At the Zocalo, the country’s largest public square, chants of “Long live the people!, Long live Aguilar Ortiz!” erupted from a crowd of hundreds, marking the beginning of an unprecedented chapter in Mexican justice.
The text reads, “Ceremony of Indigenous peoples gathered in the capital’s Zócalo to hand over the batons of command to the new ministers.”
“Corruption, nepotism and dishonesty will come to an end… The vote you cast at the ballot box on July 1 will bring results… Starting today, we will work tirelessly for a new model of justice,” said the incoming Supreme Court president, referring to the elections in which 13 million citizens chose 881 judges.
Aguilar Ortiz highlighted that “without judicial reform” — promoted by former President Andres Manuel Lopez Obrador (2018–2024) and led by President Claudia Sheinbaum — “Indigenous peoples would not have the presence in public life that we have today.”

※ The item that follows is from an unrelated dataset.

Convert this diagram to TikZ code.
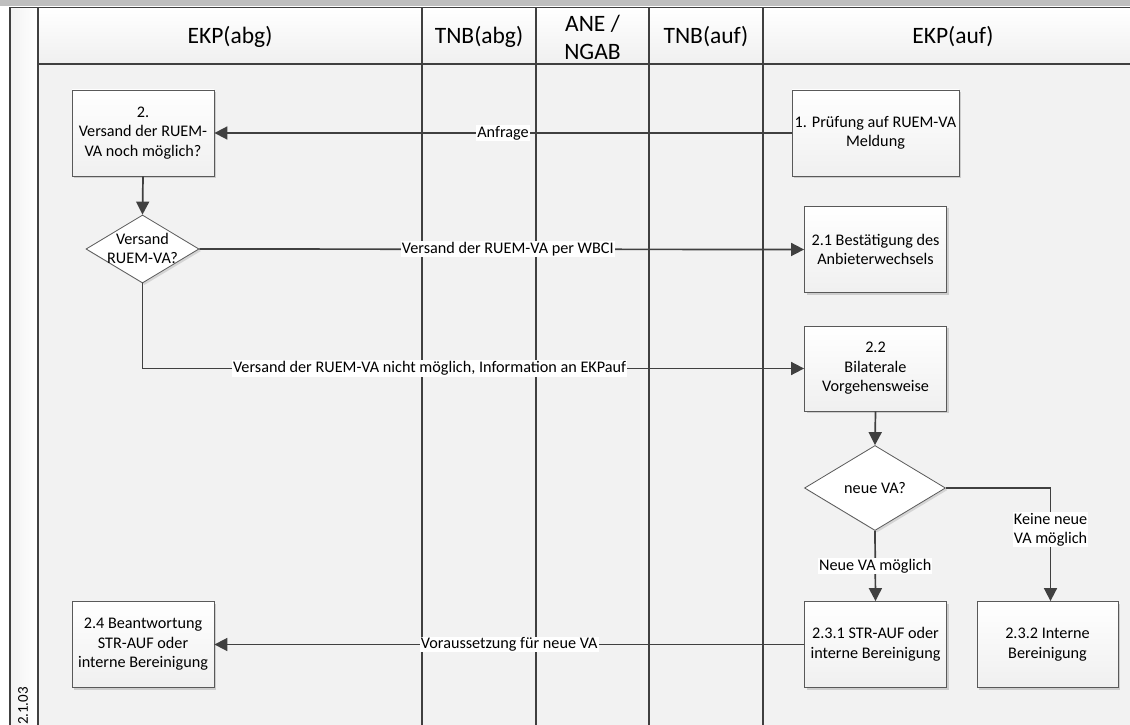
\documentclass[tikz,border=0pt]{standalone}
\usepackage{fontspec}
\setmainfont{Carlito}
\usetikzlibrary{shapes.geometric,arrows.meta,shadows}
\definecolor{lineC}{HTML}{404040}
\definecolor{bodyC}{HTML}{F2F2F2}
\definecolor{barC}{HTML}{BFBFBF}
\definecolor{boxline}{HTML}{595959}
\newcommand\bxfont{\fontsize{16.2bp}{19.5bp}\selectfont}
\newcommand\hdfont{\fontsize{23.5bp}{28bp}\selectfont}
\begin{document}
\begin{tikzpicture}[x=1bp,y=-1bp,
  procbox/.style={draw=boxline, line width=0.8bp, top color=white, bottom color=gray!12,
    minimum width=142bp, minimum height=86bp, align=center, font=\bxfont, inner sep=1bp,
    drop shadow={shadow xshift=2bp,shadow yshift=-2bp,fill=black,opacity=0.15}},
  decision/.style={diamond, draw=boxline, line width=0.8bp, fill=white, inner sep=0pt,
    drop shadow={shadow xshift=2bp,shadow yshift=-2bp,fill=black,opacity=0.12}},
  dtext/.style={align=center, font=\bxfont, inner sep=0pt},
  flow/.style={draw=lineC, line width=1.7bp, -{Triangle[length=13bp,width=13bp]}},
  elabel/.style={fill=white, inner sep=1bp, font=\bxfont, text=black},
  lane/.style={draw=lineC, line width=1.1bp},
  header/.style={font=\hdfont, align=center, inner sep=0pt}
]
\useasboundingbox (0,0) rectangle (1130,725);

% pool background
\fill[white] (0,0) rectangle (1130,725);
\fill[barC] (0,0) rectangle (1130,6);
\fill[bodyC] (38,64) rectangle (1130,725);
\shade[top color=white, bottom color=gray!12] (38,7.5) rectangle (1130,64);
\shade[left color=gray!10, right color=white] (10,7.5) rectangle (38,725);

% pool frame and lane separators
\draw[lane] (10,725) -- (10,7.5) -- (1130,7.5);
\draw[lane] (38,7.5) -- (38,725);
\draw[lane] (38,64) -- (1130,64);
\foreach \lx in {422,536,649,763} \draw[lane] (\lx,7.5) -- (\lx,725);

% lane headers
\node[header] (h1) at (230,37) {EKP(abg)};
\node[header] (h2) at (479,37) {TNB(abg)};
\node[header] (h3) at (592.5,37.5) {ANE /\\NGAB};
\node[header] (h4) at (706,37) {TNB(auf)};
\node[header] (h5) at (953,37) {EKP(auf)};
\node[rotate=90, font=\fontsize{15bp}{17bp}\selectfont, inner sep=0pt] (code) at (23,706) {2.1.03};

% process steps
\node[procbox] (b2) at (143,133) {2.\\Versand der RUEM-\\VA noch möglich?};
\node[procbox, minimum width=167bp] (b1) at (875.5,133) {1. Prüfung auf RUEM-VA\\Meldung};
\node[decision, minimum width=113bp, minimum height=68bp] (d1) at (142.5,249) {};
\node[dtext] (d1t) at (142.5,248.5) {Versand\\RUEM-VA?};
\node[procbox] (b21) at (875.5,249.5) {2.1 Bestätigung des\\Anbieterwechsels};
\node[procbox, minimum height=85bp] (b22) at (875.5,368.5) {2.2\\Bilaterale\\Vorgehensweise};
\node[decision, minimum width=141bp, minimum height=85bp] (d2) at (875,488) {};
\node[dtext] (d2t) at (875,488) {neue VA?};
\node[procbox] (b231) at (875.5,644.5) {2.3.1 STR-AUF oder\\interne Bereinigung};
\node[procbox, minimum width=141bp] (b232) at (1047.5,644.5) {2.3.2 Interne\\Bereinigung};
\node[procbox] (b24) at (143,644.5) {2.4 Beantwortung\\STR-AUF oder\\interne Bereinigung};

% message and sequence flows
\draw[flow] (b1.west) -- node[elabel] {Anfrage} (b2.east);
\draw[flow] (b2.south) -- (d1.north);
\draw[flow] (d1.east) -- node[elabel, pos=0.51] {Versand der RUEM-VA per WBCI} (b21.west);
\draw[flow] (d1.south) |- node[elabel, pos=0.717] {Versand der RUEM-VA nicht möglich, Information an EKPauf} (b22.west);
\draw[flow] (b22.south) -- (d2.north);
\draw[flow] (d2.south) -- node[elabel] {Neue VA möglich} (b231.north);
\draw[flow] (d2.east) -| node[elabel, pos=0.684, align=center] {Keine neue\\VA möglich} ([xshift=3bp]b232.north);
\draw[flow] (b231.west) -- node[elabel] {Voraussetzung für neue VA} (b24.east);
\end{tikzpicture}
\end{document}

“Just a year ago it was unimaginable that I, as an Indigenous person and as someone from the people, despite my studies, my work and the media, would be here speaking to you as a Supreme Court justice. Giving power to the people liberates the people,” he emphasized, drawing applause and chants of support in the Mixtec language.
In Indigenous communities, the “Staff of Authority means leading the work, being both father and mother of the people, and earning the trust of elders, youth, children and seniors that whoever takes the staff will care for them,” Aguilar Ortiz explained.
In his speech, the 52-year-old Mixtec lawyer reflected on Mexican history, pointing to the conquest and the arrival of the Spanish who “declared these lands practically uninhabited (…) that Indians had no soul and therefore had no legal standing to act in public life.”
Among the crowd, groups of mothers searching for their missing children raised banners with the names of their disappeared loved ones, demanding justice in a country with more than 130,000 people still unaccounted for.
The new justices will be sworn in during a session at the Senate in Mexico City at 7:30 p.m. on Tuesday. Mexican President Sheinbaum is expected to attend. During her first government report, she stressed that the constitutional reform of the judiciary ends the “era of nepotism, corruption and privilege.”